We went to the first police station and incidentally met two officers who know Jos to a large extent. The other man is from Jos so he spoke Hausa fluently. The officer spoke with her, and by this time we had connected with the woman she referred to as her step mother on phone. So the officer also spoke with the woman.
That was when we discovered the woman is actually her mother and not a step mother as she claimed. We also found out that her father lived in Abuja so it couldn’t have been the father’s laptop that she stole and sold. It was someone else’s laptop. That complicated matters and it became harder to think about accommodating her for the night. Finally the officer there told us the issue can’t be handled in their jurisdiction because of where the church is situated and where the sister who used to be her teacher lives.
Going to another police station was the only way out. We thought about going to another close to the sister’s house. It was a long and terrible road so we had to go on motor bikes to the police station. There was a mild drama when we got there. The station was in total darkness with gates under lock and key. When we knocked, a few kids came out and finally an elderly man started asking questions from a distance.
He never came close and never opened the gate. He said it was too late for him to take any case and we should go over to the Divisional Police Headquarters. We had no choice but to leave and go to the place he told.

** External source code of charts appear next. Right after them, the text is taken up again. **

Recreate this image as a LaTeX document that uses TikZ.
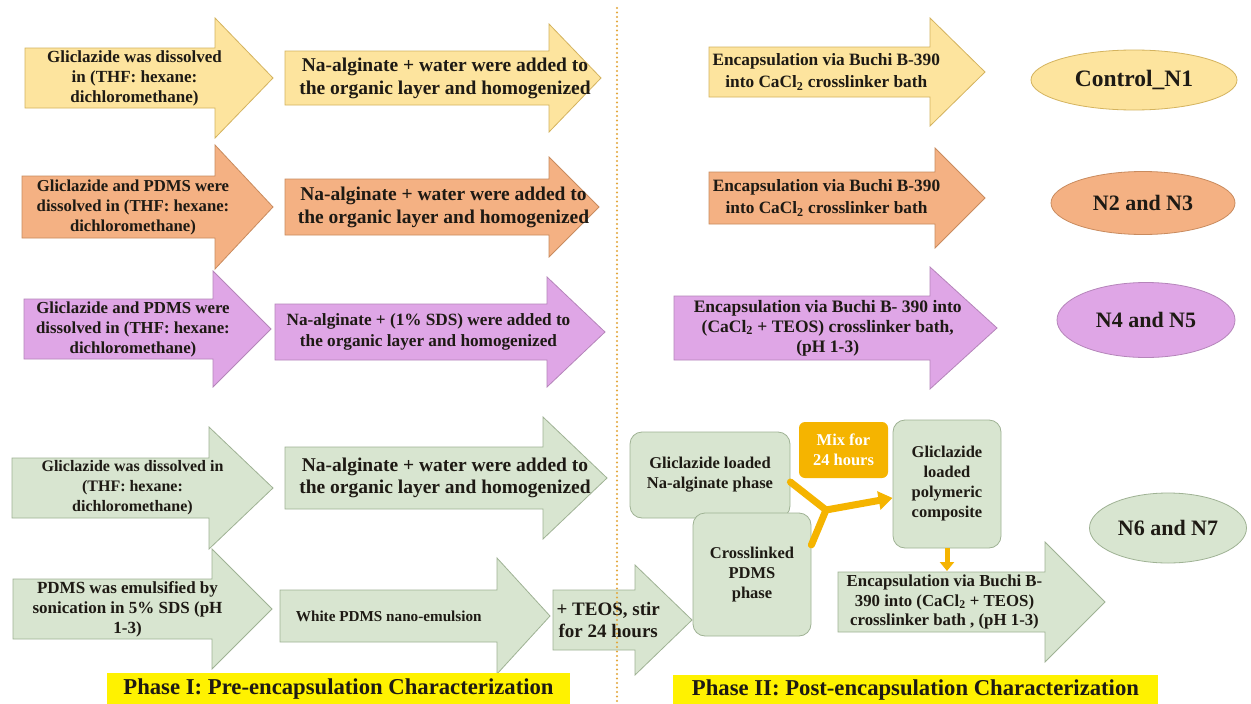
\documentclass[tikz,border=0pt]{standalone}
\usepackage{fontspec}
\setmainfont{Liberation Serif}
\usetikzlibrary{shapes.geometric,arrows.meta}
\definecolor{yf}{HTML}{FDE49E}
\definecolor{yd}{HTML}{D4B35E}
\definecolor{of}{HTML}{F4B183}
\definecolor{od}{HTML}{C98B5E}
\definecolor{pf}{HTML}{DFA6E6}
\definecolor{pd}{HTML}{B585BA}
\definecolor{gf}{HTML}{D8E5D0}
\definecolor{gd}{HTML}{9FB294}
\definecolor{gold}{HTML}{F5B400}
\definecolor{lab}{HTML}{FFF200}
\definecolor{dotc}{HTML}{E3A73C}
\definecolor{ink}{HTML}{1E1A14}
\newcommand\fs[2]{\bfseries\fontsize{#1pt}{#2pt}\selectfont}
% style, node options, x0, x head start, x tip, y centre, shaft half height, head half height, text
\newcommand\barrow[9]{%
 \path[#1] (#3,#6-#7) -- (#4,#6-#7) -- (#4,#6-#8) -- (#5,#6) -- (#4,#6+#8) -- (#4,#6+#7) -- (#3,#6+#7) -- cycle;
 \node[txt, #2] at ({0.5*#3+0.25*#4+0.25*#5},#6) {#9};}
\begin{document}
\begin{tikzpicture}[x=1pt,y=-1pt,
 txt/.style={font=\fs{17}{20}, align=center, text=ink, inner sep=0pt},
 ya/.style={fill=yf, draw=yd, line width=0.8pt},
 oa/.style={fill=of, draw=od, line width=0.8pt},
 pa/.style={fill=pf, draw=pd, line width=0.8pt},
 ga/.style={fill=gf, draw=gd, line width=0.8pt},
 ell/.style={ellipse, line width=0.8pt, inner sep=0pt, font=\fs{22}{26}, text=ink},
 rbox/.style={fill=gf, draw=gd, line width=0.8pt, rounded corners=12pt, align=center, font=\fs{16.5}{20}, text=ink, inner sep=0pt},
 conn/.style={draw=gold, line width=7pt},
 lbl/.style={fill=lab, inner sep=0pt, font=\fs{22.7}{26}, text=ink}
]
\useasboundingbox[fill=white] (0,0) rectangle (1251,704);
% Row 1
\barrow{ya}{name=a1}{25}{215}{273}{78}{30}{60}{Gliclazide was dissolved\\in (THF: hexane:\\dichloromethane)}
\barrow{ya}{name=b1, xshift=15pt, font=\fs{19.5}{23}}{285}{549}{601}{78}{27}{54}{Na-alginate + water were added to\\the organic layer and homogenized}
\barrow{ya}{name=c1, xshift=-7pt, font=\fs{17.3}{22}}{709}{930}{985}{72}{25}{54}{Encapsulation via Buchi B-390\\into CaCl\textsubscript{2} crosslinker bath}
\node[ell, fill=yf, draw=yd, minimum width=206pt, minimum height=60pt, font=\fs{23.5}{26}] (e1) at (1134,80) {Control\_N1};
% Row 2
\barrow{oa}{name=a2, font=\fs{16.7}{20}}{22}{215}{273}{207}{31}{62}{Gliclazide and PDMS were\\dissolved in (THF: hexane:\\dichloromethane)}
\barrow{oa}{name=b2, xshift=14pt, font=\fs{19.5}{23}}{285}{549}{599}{207}{28}{50}{Na-alginate + water were added to\\the organic layer and homogenized}
\barrow{oa}{name=c2, xshift=-8pt, font=\fs{17.3}{22}}{709}{935}{985}{198}{26}{50}{Encapsulation via Buchi B-390\\into CaCl\textsubscript{2} crosslinker bath}
\node[ell, fill=of, draw=od, minimum width=184pt, minimum height=63pt] (e2) at (1143,203) {N2 and N3};
% Row 3
\barrow{pa}{name=a3, font=\fs{16.8}{20}}{24}{213}{271}{329}{30}{58}{Gliclazide and PDMS were\\dissolved in (THF: hexane:\\dichloromethane)}
\barrow{pa}{name=b3, xshift=3pt, font=\fs{17.2}{21}}{275}{547}{605}{332}{28}{55}{Na-alginate + (1\% SDS) were added to\\the organic layer and homogenized}
\barrow{pa}{name=c3, xshift=9pt, font=\fs{17.5}{20}}{674}{930}{997}{328}{32}{61}{Encapsulation via Buchi B- 390 into\\(CaCl\textsubscript{2} + TEOS) crosslinker bath,\\(pH 1-3)}
\node[ell, fill=pf, draw=pd, minimum width=178pt, minimum height=75pt] (e3) at (1146,320) {N4 and N5};
% Row 4
\barrow{ga}{name=a4, xshift=6pt, font=\fs{16}{20}}{12}{209}{273}{488}{30}{61}{Gliclazide was dissolved in\\(THF: hexane:\\dichloromethane)}
\barrow{ga}{name=b4, xshift=15pt, font=\fs{19.5}{22}}{285}{543}{607}{478}{31}{61}{Na-alginate + water were added to\\the organic layer and homogenized}
% Row 5
\barrow{ga}{name=a5}{13}{212}{272}{609}{30}{60}{PDMS was emulsified by\\sonication in 5\% SDS (pH\\1-3)}
\barrow{ga}{name=b5, xshift=-13pt, font=\fs{15.2}{18}}{280}{497}{550}{616}{26}{58}{White PDMS nano-emulsion}
\barrow{ga}{name=c5, font=\fs{19}{22}}{553}{635}{692}{620}{30}{55}{+ TEOS, stir\\for 24 hours}
\barrow{ga}{name=c4, xshift=-12pt, font=\fs{16.8}{19.5}}{838}{1045}{1105}{602}{30}{60}{Encapsulation via Buchi B-\\390 into (CaCl\textsubscript{2} + TEOS)\\crosslinker bath , (pH 1-3)}
% right-hand boxes
\node[rbox, minimum width=160pt, minimum height=86pt] (gna) at (710,475) {Gliclazide loaded\\Na-alginate phase};
\node[fill=gold, rounded corners=6pt, minimum width=89pt, minimum height=56pt, align=center, inner sep=0pt, font=\fs{16.5}{20}, text=white] (mix) at (843.5,450) {Mix for\\24 hours};
\node[rbox, minimum width=108pt, minimum height=128pt] (comp) at (947,484) {Gliclazide\\loaded\\polymeric\\composite};
\node[rbox, minimum width=118pt, minimum height=123pt] (xl) at (752,574.5) {Crosslinked\\PDMS\\phase};
\node[ell, fill=gf, draw=gd, minimum width=157pt, minimum height=70pt] (e4) at (1168,528) {N6 and N7};
% connectors
\coordinate (jn) at (826,510);
\coordinate (c4top) at (947,571);
\draw[conn, line cap=round] ([yshift=-7pt]gna.east) -- (jn);
\draw[conn, line cap=round] ([yshift=29.5pt]xl.east) -- (jn);
\draw[conn, -{Triangle[length=14pt,width=18pt]}] (jn) -- ([yshift=-14pt]comp.west);
\draw[draw=gold, line width=5pt, -{Triangle[length=9pt,width=14pt]}] (comp.south) -- (c4top);
% divider
\coordinate (dtop) at (617,8);
\coordinate (dbot) at (617,704);
\draw[dotc, line width=2.4pt, line cap=round, dash pattern=on 0pt off 4.5pt] (dtop) -- (dbot);
% phase labels
\node[lbl, minimum width=463pt, minimum height=32pt] (ph1) at (338.5,689) {Phase I: Pre-encapsulation Characterization};
\node[lbl, minimum width=485pt, minimum height=30pt] (ph2) at (915.5,690) {Phase II: Post-encapsulation Characterization};
\end{tikzpicture}
\end{document}
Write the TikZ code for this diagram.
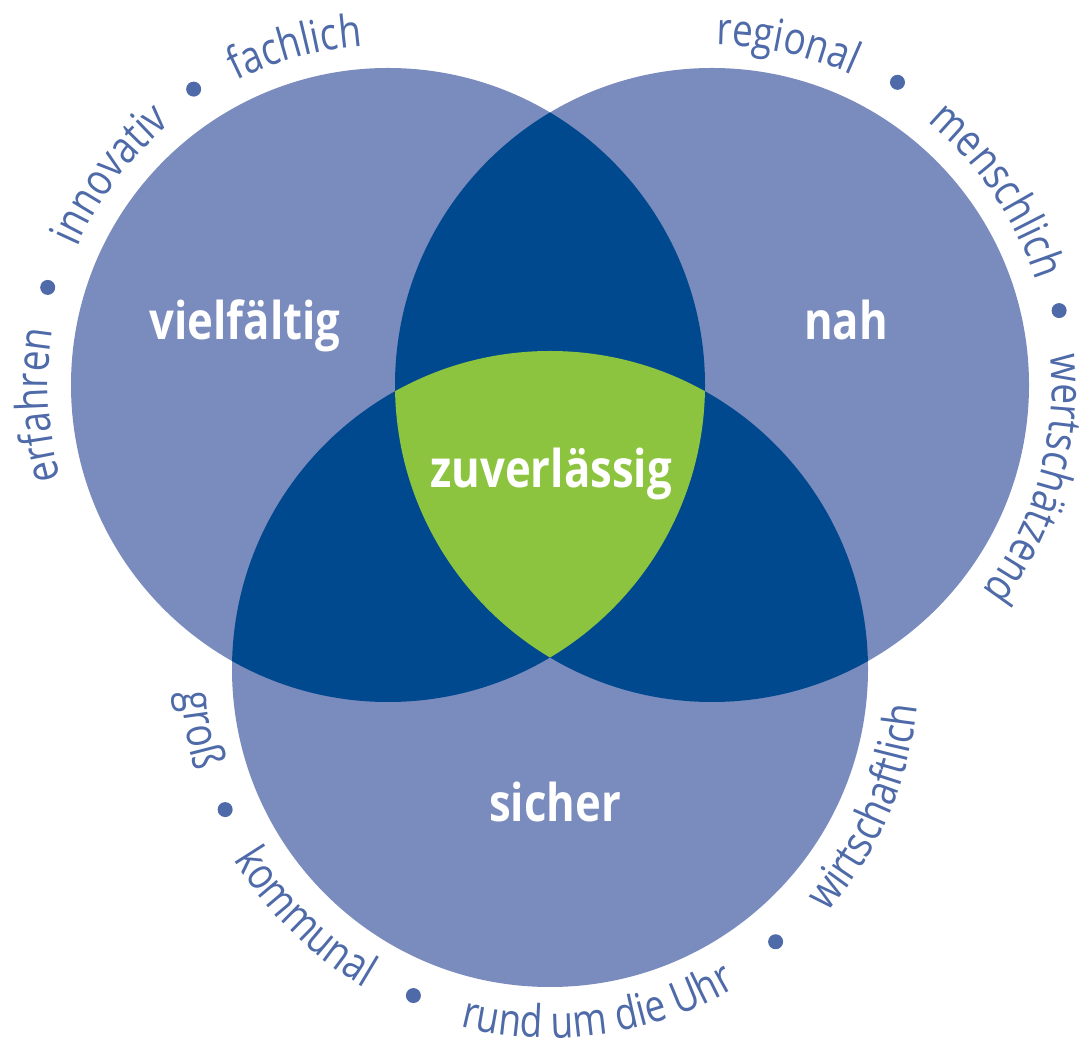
\documentclass[tikz,border=0pt]{standalone}
\usepackage{fontspec}
\usetikzlibrary{decorations.text,calc}
\newfontfamily\ringfont[FakeStretch=0.82]{Open Sans}
\newfontfamily\labelfont[FakeStretch=0.84]{Open Sans}
\definecolor{lightblue}{RGB}{122,139,189}
\definecolor{darkblue}{RGB}{0,73,143}
\definecolor{limegreen}{RGB}{140,196,63}
\definecolor{ringblue}{RGB}{78,106,168}
\newcommand\ringstyle{\ringfont\fontsize{45}{45}\selectfont}
\begin{document}
\begin{tikzpicture}[x=1pt,y=1pt,
  ringtext/.style={decorate,decoration={text along path,text align=center,
      text color=ringblue,text={|\ringstyle|#1}}},
  dot/.style={circle,fill=ringblue,inner sep=0pt,minimum size=15pt},
  biglabel/.style={text=white,font=\labelfont\bfseries\fontsize{52}{52}\selectfont,
      anchor=base,inner sep=0pt}]
\useasboundingbox (0,0) rectangle (1083,1046);
\coordinate (c1) at (388,661);
\coordinate (c2) at (712,661);
\coordinate (c3) at (550,377);
% circles
\fill[lightblue] (c1) circle[radius=317];
\fill[lightblue] (c2) circle[radius=317];
\fill[lightblue] (c3) circle[radius=318];
\begin{scope}
  \clip (c1) circle[radius=317];
  \fill[darkblue] (c2) circle[radius=317];
  \fill[darkblue] (c3) circle[radius=318];
\end{scope}
\begin{scope}
  \clip (c2) circle[radius=317];
  \fill[darkblue] (c3) circle[radius=318];
\end{scope}
\begin{scope}
  \clip (c1) circle[radius=317];
  \clip (c2) circle[radius=317];
  \fill[limegreen] (c3) circle[radius=318];
\end{scope}
% labels
\node[biglabel] (vielfaeltig) at (245,706) {vielfältig};
\node[biglabel] (nah) at (846,706) {nah};
\node[biglabel] (zuverlaessig) at (551,558) {zuverlässig};
\node[biglabel] (sicher) at (555,224) {sicher};
% left ring text
\path[ringtext=erfahren] ($(c1)+(213.3:340)$) arc[start angle=213.3,end angle=153.3,radius=340];
\path[ringtext=innovativ] ($(c1)+(172.9:340)$) arc[start angle=172.9,end angle=112.9,radius=340];
\path[ringtext=fachlich] ($(c1)+(135.4:340)$) arc[start angle=135.4,end angle=75.4,radius=340];
\node[dot] (l1) at ($(c1)+(164:354)$) {};
\node[dot] (l2) at ($(c1)+(123.3:354)$) {};
% right ring text
\path[ringtext=regional] ($(c2)+(107.5:340)$) arc[start angle=107.5,end angle=47.5,radius=340];
\path[ringtext=menschlich] ($(c2)+(64.3:340)$) arc[start angle=64.3,end angle=4.3,radius=340];
\path[ringtext=wertschätzend] ($(c2)+(13.9:340)$) arc[start angle=13.9,end angle=-46.1,radius=340];
\node[dot] (r1) at ($(c2)+(58.5:355)$) {};
\node[dot] (r2) at ($(c2)+(12.1:355)$) {};
% bottom ring text
\path[ringtext=groß] ($(c3)+(159.9:369)$) arc[start angle=159.9,end angle=219.9,radius=369];
\path[ringtext=kommunal] ($(c3)+(195.4:369)$) arc[start angle=195.4,end angle=255.4,radius=369];
\path[ringtext={rund um die Uhr}] ($(c3)+(248.1:369)$) arc[start angle=248.1,end angle=308.1,radius=369];
\path[ringtext=wirtschaftlich] ($(c3)+(306.5:369)$) arc[start angle=306.5,end angle=366.5,radius=369];
\node[dot] (d1) at ($(c3)+(203.4:354)$) {};
\node[dot] (d2) at ($(c3)+(247.3:354)$) {};
\node[dot] (d3) at ($(c3)+(309.6:354)$) {};
\end{tikzpicture}
\end{document}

It was well past 10pm when we arrived at the last police station. We table the case again before the fairly elderly woman who was at the front desk. The Divisional Police Officer (DPO) walked in before we could finish the conversation. The female officer immediately called his attention to the case and told him the much she knew as at the time he came in.
Interestingly, this DPO too had just returned from Jos after serving at the police staff college for four years. He knows the nook and crannies of Jos and started talking to the girl. The DPO did a bit of counselling and asked her if she thought that the teacher she ran to would have become a teacher in their school if she ran away from home as a student.
Finally, the DPO instructed the female officer to take the details of the girl and the teacher. He also instructed that she be put on a bus back to Jos the following morning.
Why did the church get so much involved with this? For one reason or the other she had stepped into the church. We also knew she ran away from home and had told several lies. The church needed to stay away from trouble and be not entangled by her many lies. She can wake another day and claim she was kidnapped. Several other things could go wrong and the name of the church would be dragged in the mud.
It was already 11pm by the time I returned to the church with the girl, the teacher and another brother who is the head of department in church that the teacher belongs. Now it was time to drive another 4 to 5 kilometres back home to my family on a road starved of asphalt. I also just had a second baby who now cries nearly every night and keep her mother and I awake for at least another one or two hours.
This and many more are some of the troubles pastors go through. A lot of people don’t know about these troubles and they only see the glamourous part of standing behind the pulpit. More importantly, many of us don’t take a dime from church as allowance or salaries. We spend what we earn from our different professions and businesses to run the church.